The View from Jodhpur

A dispatch from northwest India

By / February 2013

More than half a millennium since its construction, the Mehrangarh Fort still dominates Jodhpur, a city of a million in northwest India. The ramparts rises from the sandstone cliffs, a mountain dividing the town from the Thar Desert. The formidable towers of lower gates are potted with indentions from cannonball fire, reminders of the last failed attempts to capture the fort in the 1800’s. The restored citadel within the stone walls sheds light on the past wealth of Jodhpur’s rulers. Marble columns in grand halls support spacious ceilings covered in paintings, gold leafage, and precious gems.

On a trip to Jodhpur last fall, I strolled to the fort’s outer edge and took in the city’s vast expanse. Antique cannons squatted nearby. It was late afternoon and a layer of low clouds had begun to drift over the crenel, bringing with it reprieve from the afternoon swelter. Some call Jodhpur “Sun City.” “Blue City,” others say. As contradictory as they sound, these sobriquets are tightly bound. Jodhpur’s weather is blazing. To temper the heat and ward off mosquitoes, many of the houses are painted indigo blue.

The sugarloaf spires of the Jain temples, the beehive Sikharas of the Hindu temples, and the lighthouse-shaped minarets of the mosques rise above the blue buildings and labyrinthine streets.

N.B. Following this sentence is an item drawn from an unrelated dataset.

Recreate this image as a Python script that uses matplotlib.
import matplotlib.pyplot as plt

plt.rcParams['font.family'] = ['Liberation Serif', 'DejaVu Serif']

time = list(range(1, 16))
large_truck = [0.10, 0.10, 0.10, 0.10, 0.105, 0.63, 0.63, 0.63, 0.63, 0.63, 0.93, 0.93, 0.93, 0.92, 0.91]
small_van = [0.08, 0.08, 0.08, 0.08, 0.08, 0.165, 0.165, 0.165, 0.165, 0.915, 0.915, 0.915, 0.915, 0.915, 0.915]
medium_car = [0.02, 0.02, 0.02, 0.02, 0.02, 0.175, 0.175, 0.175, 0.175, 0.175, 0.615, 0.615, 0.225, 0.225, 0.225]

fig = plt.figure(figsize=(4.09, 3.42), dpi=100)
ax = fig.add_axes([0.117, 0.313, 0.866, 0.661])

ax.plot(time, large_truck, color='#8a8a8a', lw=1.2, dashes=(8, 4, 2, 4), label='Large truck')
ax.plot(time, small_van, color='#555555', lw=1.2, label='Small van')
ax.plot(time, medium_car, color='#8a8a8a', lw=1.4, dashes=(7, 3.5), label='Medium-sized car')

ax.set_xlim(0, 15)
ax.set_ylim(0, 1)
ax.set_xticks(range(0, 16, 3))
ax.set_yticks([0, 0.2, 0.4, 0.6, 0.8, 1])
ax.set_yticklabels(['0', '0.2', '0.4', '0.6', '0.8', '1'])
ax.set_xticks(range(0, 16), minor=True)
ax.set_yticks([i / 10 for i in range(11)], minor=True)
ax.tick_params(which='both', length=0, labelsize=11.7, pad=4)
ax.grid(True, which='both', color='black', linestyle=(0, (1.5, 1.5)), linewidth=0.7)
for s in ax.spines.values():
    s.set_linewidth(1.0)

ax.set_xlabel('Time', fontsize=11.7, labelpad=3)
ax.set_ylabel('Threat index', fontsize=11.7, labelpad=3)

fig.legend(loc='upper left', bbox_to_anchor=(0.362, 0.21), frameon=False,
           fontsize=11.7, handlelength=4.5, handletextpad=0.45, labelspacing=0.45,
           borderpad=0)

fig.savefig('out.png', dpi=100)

I craned my neck out over the walls, making sure my feet stayed touching the parapet, and was surprised to see, dancing over the city, a lone orange kite. I focussed on the string that held it aloft, trying to trace the kite to the hand that guided it. In my search, my eyes were drawn downwards to where four young boys and a dog, like scouts from an ancient army looking for weak points in the fort’s defenses, scampered up boulders at the base of Mehrangarh.

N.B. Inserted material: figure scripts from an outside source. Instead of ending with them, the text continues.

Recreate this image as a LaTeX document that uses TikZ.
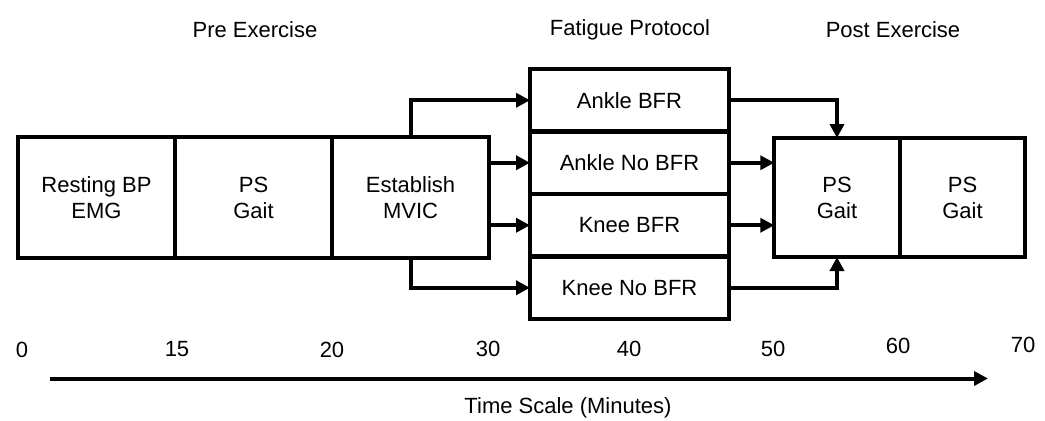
\documentclass[tikz,border=0pt]{standalone}
\usepackage{fontspec}
\setmainfont{Liberation Sans}
\usetikzlibrary{arrows.meta, positioning}

\begin{document}
\begin{tikzpicture}[
    x=0.5pt, y=-0.5pt,
    stage/.style={
        rectangle, draw, line width=2.2pt,
        minimum width=78.5pt, minimum height=60.5pt,
        inner sep=0pt, outer sep=0pt,
        align=center, font=\fontsize{11}{13}\selectfont
    },
    arm/.style={
        rectangle, draw, line width=2.2pt,
        minimum width=99.5pt, minimum height=31.25pt,
        inner sep=0pt, outer sep=0pt,
        align=center, font=\fontsize{11}{13}\selectfont
    },
    post/.style={
        stage, minimum width=62.75pt, minimum height=59.5pt
    },
    lbl/.style={font=\fontsize{11}{13}\selectfont, inner sep=0pt},
    >={Triangle[length=7pt, width=7pt]}, line width=2pt
]
\useasboundingbox (0,0) rectangle (1045,420);

% phase titles
\node[lbl] (pre)     at (255, 30) {Pre Exercise};
\node[lbl] (fatigue) at (630, 30) {Fatigue Protocol};
\node[lbl] (postex)  at (893, 30) {Post Exercise};

% pre exercise
\node[stage] (rest)   at (96.5, 197.5)  {Resting BP\\EMG};
\node[stage] (psgait) at (253.5, 197.5) {PS\\Gait};
\node[stage] (mvic)   at (410.5, 197.5) {Establish\\MVIC};

% fatigue protocol
\node[arm] (ankbfr)    at (629.5, 100.25) {Ankle BFR};
\node[arm] (anknobfr)  at (629.5, 162.75) {Ankle No BFR};
\node[arm] (kneebfr)   at (629.5, 225.25) {Knee BFR};
\node[arm] (kneenobfr) at (629.5, 287.75) {Knee No BFR};

% post exercise
\node[post] (post1) at (837, 197.5)   {PS\\Gait};
\node[post] (post2) at (962.5, 197.5) {PS\\Gait};

\draw[->] (mvic.north) |- (ankbfr.west);
\draw[->] (mvic.east |- anknobfr) -- (anknobfr.west);
\draw[->] (mvic.east |- kneebfr) -- (kneebfr.west);
\draw[->] (mvic.south) |- (kneenobfr.west);

\draw[->] (ankbfr.east) -| (post1.north);
\draw[->] (anknobfr.east) -- (anknobfr.east -| post1.west);
\draw[->] (kneebfr.east) -- (kneebfr.east -| post1.west);
\draw[->] (kneenobfr.east) -| (post1.south);

% time axis
\foreach \t/\x/\y in {0/22/350, 15/177/349, 20/332/350, 30/488/349,
                      40/629/349, 50/773/349, 60/898/346, 70/1023/345}
    \node[lbl] (tick\t) at (\x, \y) {\t};

\coordinate (tstart) at (50, 378.5);
\coordinate (tend)   at (988, 378.5);
\draw[->] (tstart) -- (tend);
\node[lbl] (tscale) at (568, 408) {Time Scale (Minutes)};

\end{tikzpicture}
\end{document}
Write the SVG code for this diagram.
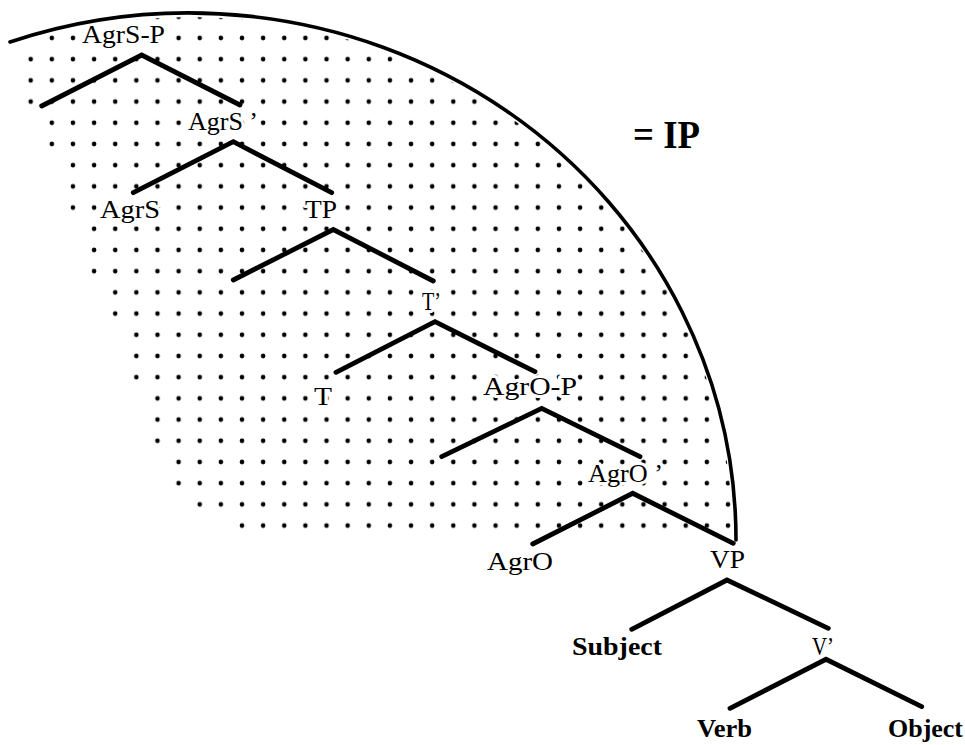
<svg xmlns="http://www.w3.org/2000/svg" width="965" height="745" viewBox="0 0 965 745">
<style>
.lbl{font-family:"Liberation Serif","Times New Roman",serif;font-size:25px;fill:#000;paint-order:stroke;stroke:#fff;stroke-width:6px;stroke-linejoin:round;}
.b{font-weight:bold;}
.ip{font-size:39px;font-weight:bold;}
.edge{fill:none;stroke:#000;stroke-width:4.8;stroke-linecap:round;stroke-linejoin:miter;}
.arc{fill:none;stroke:#000;stroke-width:3.6;stroke-linecap:round;}
</style>
<defs>
<pattern id="dots" patternUnits="userSpaceOnUse" x="20.1" y="27.4" width="21.13" height="21.2">
<circle cx="10.6" cy="10.6" r="2.3" fill="#000"/>
</pattern>
<clipPath id="arcClip"><ellipse cx="190" cy="540" rx="543" ry="523"/></clipPath>
<clipPath id="stairClip"><path d="M41.7,0 V48.6 H20.7 V112.2 H41.8 V154.6 H63 V218.2 H84 V281.8 H105 V324.2 H126 V387.8 H147.5 V451.4 H168.6 V493.8 H189.7 V515 H232 V536.2 H800 V0 Z"/></clipPath>
</defs>
<rect width="965" height="745" fill="#fff"/>
<g id="shading" clip-path="url(#arcClip)">
<rect x="0" y="0" width="800" height="545" fill="url(#dots)" clip-path="url(#stairClip)"/>
</g>
<g id="ip-label"><text class="lbl ip" x="633" y="148" textLength="67" lengthAdjust="spacingAndGlyphs">= IP</text></g>
<g id="n-agrsp"><text class="lbl" x="82" y="43" textLength="83" lengthAdjust="spacingAndGlyphs">AgrS-P</text></g>
<g id="n-agrsbar"><text class="lbl" x="188" y="130" textLength="70" lengthAdjust="spacingAndGlyphs">AgrS ’</text></g>
<g id="n-agrs"><text class="lbl" x="100" y="218" textLength="60" lengthAdjust="spacingAndGlyphs">AgrS</text></g>
<g id="n-tp"><text class="lbl" x="305" y="218" textLength="32" lengthAdjust="spacingAndGlyphs">TP</text></g>
<g id="n-tbar"><text class="lbl" x="422" y="310" textLength="19" lengthAdjust="spacingAndGlyphs">T’</text></g>
<g id="n-t"><text class="lbl" x="314" y="405" textLength="18" lengthAdjust="spacingAndGlyphs">T</text></g>
<g id="n-agrop"><text class="lbl" x="483" y="395" textLength="94" lengthAdjust="spacingAndGlyphs">AgrO-P</text></g>
<g id="n-agrobar"><text class="lbl" x="588" y="482" textLength="75" lengthAdjust="spacingAndGlyphs">AgrO ’</text></g>
<g id="n-agro"><text class="lbl" x="487" y="570" textLength="66" lengthAdjust="spacingAndGlyphs">AgrO</text></g>
<g id="n-vp"><text class="lbl" x="710" y="568" textLength="35" lengthAdjust="spacingAndGlyphs">VP</text></g>
<g id="n-subject"><text class="lbl b" x="572" y="655" textLength="90" lengthAdjust="spacingAndGlyphs">Subject</text></g>
<g id="n-vbar"><text class="lbl" x="812" y="655" textLength="22" lengthAdjust="spacingAndGlyphs">V’</text></g>
<g id="n-verb"><text class="lbl b" x="697" y="737" textLength="55" lengthAdjust="spacingAndGlyphs">Verb</text></g>
<g id="n-object"><text class="lbl b" x="888" y="737" textLength="75" lengthAdjust="spacingAndGlyphs">Object</text></g>
<g id="connectors">
<polyline class="edge" points="41.7,106 141.7,55 240,105"/>
<polyline class="edge" points="133.3,192.7 233.3,141.7 331.7,192.7"/>
<polyline class="edge" points="233.3,280 333.3,229.5 433.3,281"/>
<polyline class="edge" points="336,372.3 435,321.7 535,371.7"/>
<polyline class="edge" points="441.7,456.7 541.7,408.3 640,456.7"/>
<polyline class="edge" points="532.7,544 632.7,493.3 733.3,543.3"/>
<polyline class="edge" points="631.7,629.3 727,580 828.3,628.3"/>
<polyline class="edge" points="730,708.3 826,659.3 921.7,706.7"/>
</g>
<path class="arc" d="M10,42 A547,527 0 0,1 736,540"/>
</svg>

On a nearby rooftop, a woman swathed in a colorful sari stood beside two large basins of soap and rinse water. Bending, rising, swaying, she moved the pieces of brightly colored laundry between the basins in an almost dance-like rhythm before clipping them to a clothesline. I kept looking. Who was flying that kite?

Then a second kite appeared, a pink one, flying in a parallel line below the orange kite. I followed them both to a group of boys on a rooftop not far from the base of the fort. The rooftop was a mosaic of blue and white tiles. The boys were laughing through the struggle to keep their kites soaring on the updraft. The kites were light and agile, the boys jaunty, small and yet strong.

The Jodhpur royal family has long since abandoned the Mehrangarh Fort for the swanky Umaid Bhavan Palace two miles away. Mehrangarh’s obsolete defenses offer inadequate protection from modern-day threats, which are met by the Indian Army’s 12th Infantry Division and the 32nd Wing of the Indian Air Force, both stationed at nearby bases.

The fort remains a priceless historical landmark, a requisite for any trek through Rajasthan, if for nothing else than its matchless vistas of Jodhpur. But no matter who you are, in any time, any place, it is always better to fly kites with your friends than peruse the parapets of the past alone.

 

Scott Robertson lives and writes in India.